JOHNNIE WALKER BLACK RUBY
Best for: mixing things up
The joy of a blended whisky is that there is no lingering single-malt guilt if you add ingredients. This new Johnnie Walker expression is unapologetically made for mixing – be that simply with tonic, or a raspberry-tinged sour. Master blender Emma Walker has created a blend with sweet red-fruit and blackberry notes dialled up to 11. A lot of red-wine-casked components give it full-on fruit, perceived sweetness and an almost red hue. It’s an ideal ingredient for wintery twists on classic cocktails – particularly in a boulevardier, where it adds warmth and complex layers.
£40.75; spiritly.com

SUNTORY TOKI BLACK
Best for: solo drinking
By solo, I don’t mean drinking on your own; I mean drinking during a jazz solo. This limited-edition Japanese blend is inspired by Tokyo’s listening-bar culture, the home of the highball.
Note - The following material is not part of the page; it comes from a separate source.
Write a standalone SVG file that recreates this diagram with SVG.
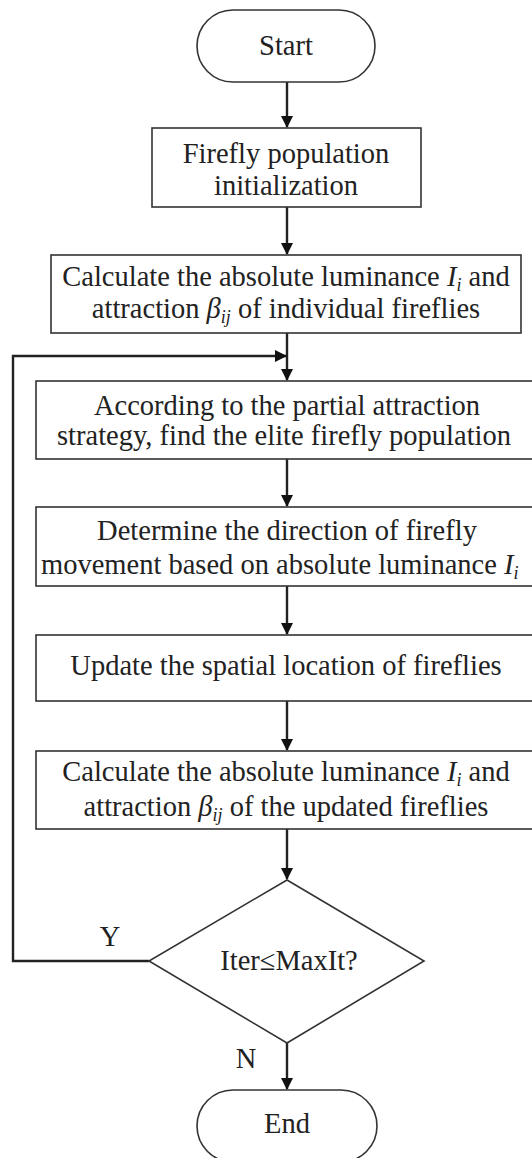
<svg xmlns="http://www.w3.org/2000/svg" width="532" height="1158" viewBox="0 0 532 1158">
<style>
.box{fill:#fff;stroke:#333;stroke-width:1.6}
text{font-family:'Liberation Serif','DejaVu Serif',serif}
.t{font-size:28.5px;fill:#222;text-anchor:middle}
.it{font-style:italic}
.sub{font-style:italic;font-size:18px}
.c{fill:none;stroke:#222;stroke-width:2.4}
</style>
<defs>
<marker id="ah" markerWidth="12" markerHeight="12" refX="11" refY="6" orient="auto" markerUnits="userSpaceOnUse">
<path d="M0,0 L12,6 L0,12 Z" fill="#111"/>
</marker>
</defs>
<rect width="532" height="1158" fill="#fff"/>
<g id="connectors">
<line class="c" x1="287" y1="82" x2="287" y2="127" marker-end="url(#ah)"/>
<line class="c" x1="287" y1="207" x2="287" y2="254" marker-end="url(#ah)"/>
<line class="c" x1="287" y1="333" x2="287" y2="380" marker-end="url(#ah)"/>
<polyline class="c" points="149,961 13,961 13,356 286,356" marker-end="url(#ah)"/>
<line class="c" x1="287" y1="459" x2="287" y2="506" marker-end="url(#ah)"/>
<line class="c" x1="287" y1="586" x2="287" y2="634" marker-end="url(#ah)"/>
<line class="c" x1="287" y1="701" x2="287" y2="750" marker-end="url(#ah)"/>
<line class="c" x1="287" y1="829" x2="287" y2="879" marker-end="url(#ah)"/>
<line class="c" x1="287" y1="1043" x2="287" y2="1089" marker-end="url(#ah)"/>
<text class="t" x="110" y="946" font-size="27">Y</text>
<text class="t" x="246" y="1068" font-size="27">N</text>
</g>
<g id="start">
<rect class="box" x="197" y="10" width="178" height="72" rx="36"/>
<text class="t" x="286" y="55">Start</text>
</g>
<g id="init">
<rect class="box" x="152" y="128" width="269" height="79"/>
<text class="t" x="286" y="163">Firefly population</text>
<text class="t" x="286" y="195">initialization</text>
</g>
<g id="calc1">
<rect class="box" x="51" y="255" width="470" height="78"/>
<text class="t" x="286" y="286">Calculate the absolute luminance <tspan class="it">I</tspan><tspan class="sub" dy="5">i</tspan><tspan dy="-5"> and</tspan></text>
<text class="t" x="286" y="318">attraction <tspan class="it">β</tspan><tspan class="sub" dy="5">ij</tspan><tspan dy="-5"> of individual fireflies</tspan></text>
</g>
<g id="elite">
<rect class="box" x="36" y="381" width="504" height="78"/>
<text class="t" x="287" y="415">According to the partial attraction</text>
<text class="t" x="284" y="445">strategy, find the elite firefly population</text>
</g>
<g id="direction">
<rect class="box" x="36" y="507" width="504" height="79"/>
<text class="t" x="287" y="540">Determine the direction of firefly</text>
<text class="t" x="41" y="574" style="text-anchor:start">movement based on absolute luminance  <tspan class="it">I</tspan><tspan class="sub" dy="5">i</tspan></text>
</g>
<g id="update">
<rect class="box" x="36" y="635" width="504" height="66"/>
<text class="t" x="286" y="675">Update the spatial location of fireflies</text>
</g>
<g id="calc2">
<rect class="box" x="36" y="751" width="504" height="78"/>
<text class="t" x="286" y="781">Calculate the absolute luminance <tspan class="it">I</tspan><tspan class="sub" dy="5">i</tspan><tspan dy="-5">  and</tspan></text>
<text class="t" x="286" y="816">attraction <tspan class="it">β</tspan><tspan class="sub" dy="5">ij</tspan><tspan dy="-5"> of the updated fireflies</tspan></text>
</g>
<g id="decision">
<polygon class="box" points="287,880 424,961 287,1043 149,961"/>
<text class="t" x="289" y="970">Iter≤MaxIt?</text>
</g>
<g id="end">
<rect class="box" x="197" y="1090" width="180" height="72" rx="36"/>
<text class="t" x="287" y="1133">End</text>
</g>
</svg>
Topped up with soda, this lightly smoky blend of grain and malt whiskies makes a tasty, lingering wind-down drink to accompany a good, long jazz track. To mark the special edition, Suntory released an even more limited pressing of a 12” vinyl recording of an improvisation between Japanese jazz great Ryota Nozaki (aka Jazztronik) and American producer, saxophonist and rapper Terrace Martin.